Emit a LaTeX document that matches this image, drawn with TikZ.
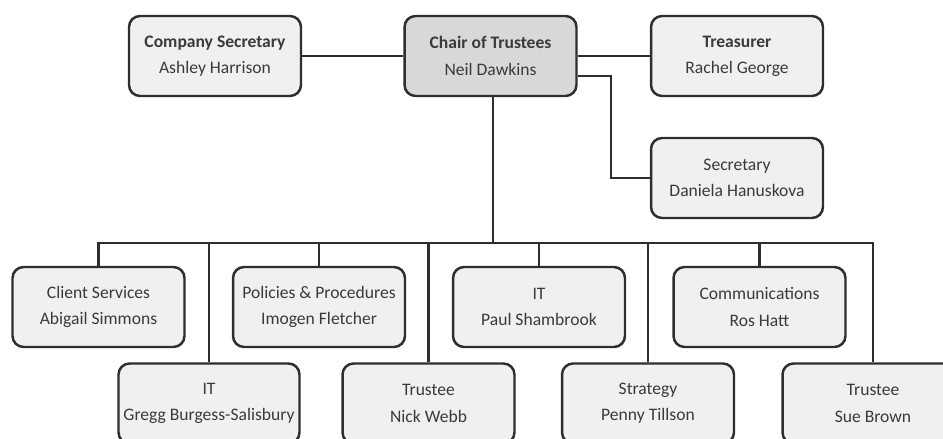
\documentclass[tikz,border=0pt]{standalone}
\usepackage{fontspec}
\setmainfont{Carlito}
\usepackage{tikz}

\definecolor{linea}{HTML}{2E2E2E}
\definecolor{relleno}{HTML}{F0F0F0}
\definecolor{rellenojefe}{HTML}{D8D8D8}
\definecolor{texto}{HTML}{3A3A3A}

\begin{document}
\begin{tikzpicture}[x=0.02cm, y=-0.02cm,
  role/.style={draw=linea, fill=relleno, line width=1.4pt, rounded corners=0.22cm,
    minimum width=3.44cm, minimum height=1.6cm, inner sep=0pt, align=center,
    text=texto, font=\fontsize{10}{15}\selectfont},
  chair/.style={role, fill=rellenojefe},
  wide/.style={role, minimum width=3.62cm},
  enlace/.style={draw=linea, line width=1.3pt}
]
  \path[use as bounding box, clip] (0,0) rectangle (943,439);

  % top row
  \node[role]  (csec)  at (215,56)   {\textbf{Company Secretary}\\Ashley Harrison};
  \node[chair] (chair) at (490.5,56) {\textbf{Chair of Trustees}\\Neil Dawkins};
  \node[role]  (treas) at (737,56)   {\textbf{Treasurer}\\Rachel George};
  \node[role]  (sec)   at (737,178)  {Secretary\\Daniela Hanuskova};

  % first row of trustees
  \node[role] (client)   at (98.5,307)  {Client Services\\Abigail Simmons};
  \node[role] (policies) at (319,307)   {Policies \& Procedures\\Imogen Fletcher};
  \node[role] (paulit)   at (539,307)   {IT\\Paul Shambrook};
  \node[role] (comms)    at (759.5,307) {Communications\\Ros Hatt};

  % second row of trustees
  \node[wide] (greggit)  at (209,403.5)   {IT\\Gregg Burgess-Salisbury};
  \node[role] (nick)     at (428.5,403.5) {Trustee\\Nick Webb};
  \node[role] (strategy) at (648,403.5)   {Strategy\\Penny Tillson};
  \node[wide] (sue)      at (873,403.5)   {Trustee\\Sue Brown};

  \coordinate (bus)  at (493,243);
  \coordinate (codo) at (611,76);

  \draw[enlace] (csec) -- (chair) -- (treas);
  \draw[enlace] (chair.east |- codo) -- (codo) |- (sec.west);
  \draw[enlace] (chair.south -| bus) -- (bus);
  \draw[enlace] (client.north) -- (client.north |- bus) -- (sue.north |- bus) -- (sue.north);
  \foreach \n in {policies, paulit, comms, greggit, nick, strategy}
    \draw[enlace] (\n.north) -- (\n.north |- bus);
\end{tikzpicture}
\end{document}
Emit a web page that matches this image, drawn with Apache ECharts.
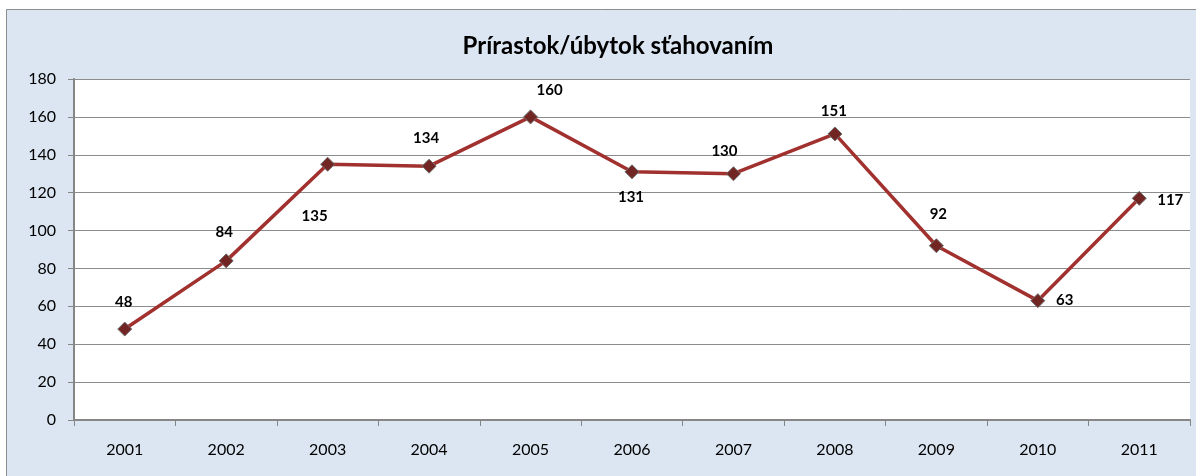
<!DOCTYPE html>
<html>
<head>
<meta charset="utf-8">
<script src="https://cdn.jsdelivr.net/npm/echarts@6/dist/echarts.min.js"></script>
<style>
    html, body { margin: 0; padding: 0; background: #ffffff; }
    #chartContainer { width: 1196px; height: 476px; }
</style>
</head>
<body>
<div id="chartContainer"></div>
<script>
const years = ['2001', '2002', '2003', '2004', '2005', '2006', '2007', '2008', '2009', '2010', '2011'];
const migration = [48, 84, 135, 134, 160, 131, 130, 151, 92, 63, 117];
const yTicks = [0, 20, 40, 60, 80, 100, 120, 140, 160, 180];

// label shifts from the point (Excel places them by hand)
const labelShift = [[-1, -27], [-2, -29], [-13, 52], [-3, -28], [19, -27], [-1, 25], [-9, -23], [-1, -23], [2, -32], [27, 0], [31, 2]];

const font = 'Lato, "Open Sans", sans-serif';

const chart = echarts.init(document.getElementById('chartContainer'), null, {renderer: 'canvas'});
const option = {
    animation: false,
    backgroundColor: '#ffffff',
    graphic: [
        {
            type: 'rect',
            z: -10,
            shape: {x: 6.5, y: 9.5, width: 1200, height: 480},
            style: {fill: '#dce6f2', stroke: '#8c8c8c', lineWidth: 1}
        }
    ],
    title: {
        text: 'Prírastok/úbytok sťahovaním',
        left: 613,
        top: 29,
        textAlign: 'center',
        textStyle: {fontFamily: font, fontSize: 24, fontWeight: 'bold', color: '#000000'}
    },
    grid: {
        left: 74,
        right: 6,
        top: 79,
        bottom: 56,
        show: true,
        backgroundColor: '#ffffff',
        borderWidth: 0
    },
    xAxis: {
        type: 'category',
        data: years,
        boundaryGap: true,
        axisLine: {lineStyle: {color: '#868686', width: 2}},
        axisTick: {show: true, length: 6, lineStyle: {color: '#868686'}},
        axisLabel: {fontFamily: font, fontSize: 16, color: '#000000', margin: 22}
    },
    yAxis: {
        type: 'value',
        min: yTicks[0],
        max: yTicks[yTicks.length - 1],
        interval: 20,
        axisLine: {show: true, lineStyle: {color: '#868686', width: 2}},
        axisTick: {show: true, length: 6, lineStyle: {color: '#868686'}},
        splitLine: {lineStyle: {color: '#8c8c8c', width: 1}},
        axisLabel: {fontFamily: font, fontSize: 16, color: '#000000', margin: 18}
    },
    series: [
        {
            name: 'Prírastok/úbytok sťahovaním',
            type: 'line',
            data: migration.map(function (v, i) {
                return {value: v, label: {offset: labelShift[i]}};
            }),
            lineStyle: {color: '#a1312e', width: 3.5},
            symbol: 'diamond',
            symbolSize: 14,
            itemStyle: {color: '#722624', borderColor: '#6f6f6f', borderWidth: 1},
            label: {
                show: true,
                position: 'inside',
                fontFamily: font,
                fontSize: 15,
                fontWeight: 'bold',
                color: '#000000'
            }
        }
    ]
};
chart.setOption(option);
</script>
</body>
</html>
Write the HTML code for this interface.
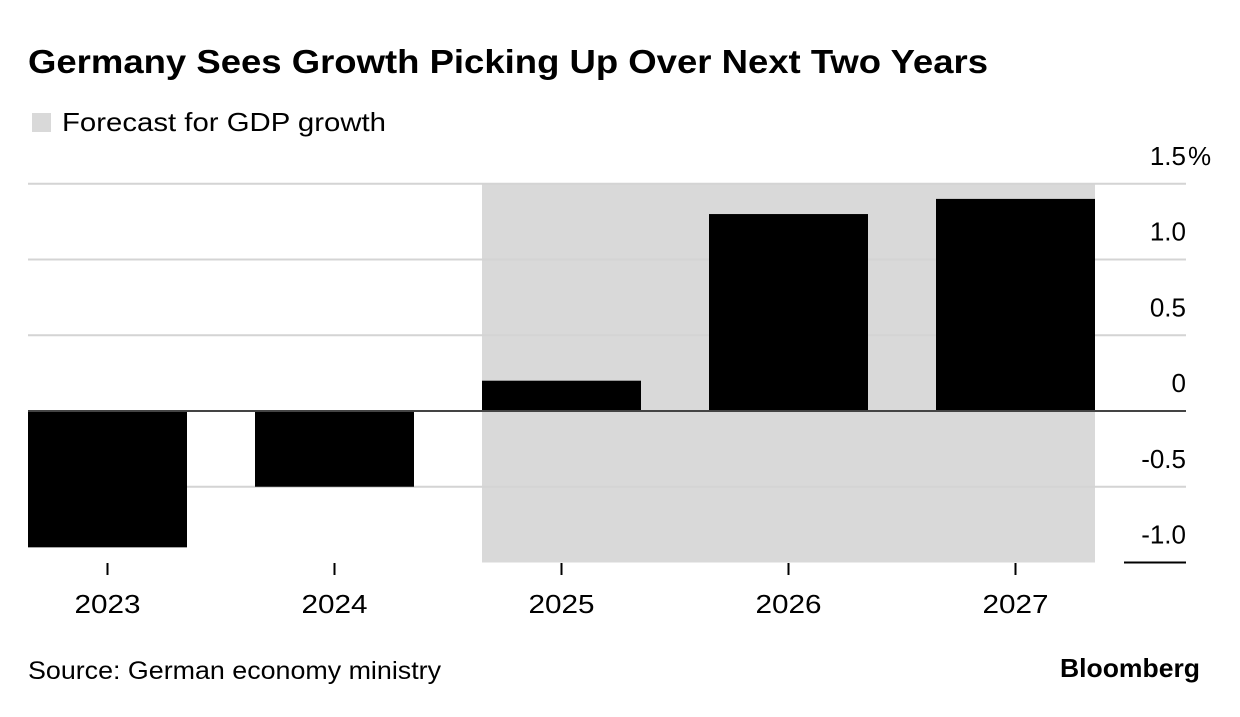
<!DOCTYPE html>
<html><head><meta charset="utf-8"><style>
body{margin:0;background:#fff;font-family:"Liberation Sans",sans-serif;}
svg text{font-family:"Liberation Sans",sans-serif;}
</style></head><body>
<svg width="1240" height="712">
<text x="28" y="73" font-size="33" font-weight="bold" fill="#000" textLength="960" lengthAdjust="spacingAndGlyphs">Germany Sees Growth Picking Up Over Next Two Years</text>
<rect x="32" y="113" width="19" height="19" fill="#d9d9d9"/>
<text x="62" y="131" font-size="26" fill="#000" textLength="324" lengthAdjust="spacingAndGlyphs">Forecast for GDP growth</text>
<g id="plot"></g>
<text x="28" y="679" font-size="25" fill="#000" textLength="413" lengthAdjust="spacingAndGlyphs">Source: German economy ministry</text>
<text x="1060" y="677" font-size="26" font-weight="bold" fill="#000" textLength="140" lengthAdjust="spacingAndGlyphs">Bloomberg</text>
</svg>
<script>
const years=["2023","2024","2025","2026","2027"];
const growth=[-0.9,-0.5,0.2,1.3,1.4];
const forecast=[false,false,true,true,true];
const yTicks=[1.5,1.0,0.5,0,-0.5,-1.0];
const yTickLabels=["1.5","1.0","0.5","0","-0.5","-1.0"];
const NS="http://www.w3.org/2000/svg";
const g=document.getElementById('plot');
const y0=411,unit=151.5;
const y=v=>y0-v*unit;
const bandL=28,band=227,barW=159;
const x=i=>bandL+i*band;
function mk(t,a){const e=document.createElementNS(NS,t);for(const k in a)e.setAttribute(k,a[k]);g.appendChild(e);return e;}
const fi=forecast.map((f,i)=>f?i:-1).filter(i=>i>=0);
if(fi.length){const s=mk('rect',{x:x(fi[0]),y:y(1.5),width:x(fi[fi.length-1])+barW-x(fi[0]),height:y(-1.0)-y(1.5),fill:'#d9d9d9'});

}
yTicks.forEach((t,i)=>{
 if(t!==0&&t!==-1.0){const l=mk('line',{x1:28,x2:1186,y1:y(t),y2:y(t),stroke:'#d4d4d4','stroke-width':2});
 
 }
 const tx=mk('text',{x:1186,y:y(t)-19,'font-size':26,'text-anchor':'end',fill:'#000'});
 tx.textContent=yTickLabels[i];
 
 
 if(i===0){const p=mk('text',{x:1188,y:y(t)-19,'font-size':26,fill:'#000'});
 p.textContent='%';
 
 }
});
const bl=mk('line',{x1:1124,x2:1186,y1:y(-1.0),y2:y(-1.0),stroke:'#000','stroke-width':2});


years.forEach((yr,i)=>{
 const v=growth[i];
 const r=mk('rect',{x:x(i),y:Math.min(y(v),y0),width:barW,height:Math.abs(y(v)-y0),fill:'#000'});
 
 
 const cx=x(i)+barW/2;
 const tk=mk('line',{x1:cx,x2:cx,y1:563,y2:575,stroke:'#000','stroke-width':2});
 
 
 const lb=mk('text',{x:cx-33,y:613,'font-size':26,fill:'#000',textLength:66,lengthAdjust:'spacingAndGlyphs'});
 lb.textContent=yr;
 
 
});
const z=mk('line',{x1:28,x2:1186,y1:y0,y2:y0,stroke:'#444','stroke-width':2});


</script>
</body></html>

——————————

AIM OF THE TASK:
How many of the lines above include the string "this"? Reply with the number by itself.

ANSWER TO THE TASK:
3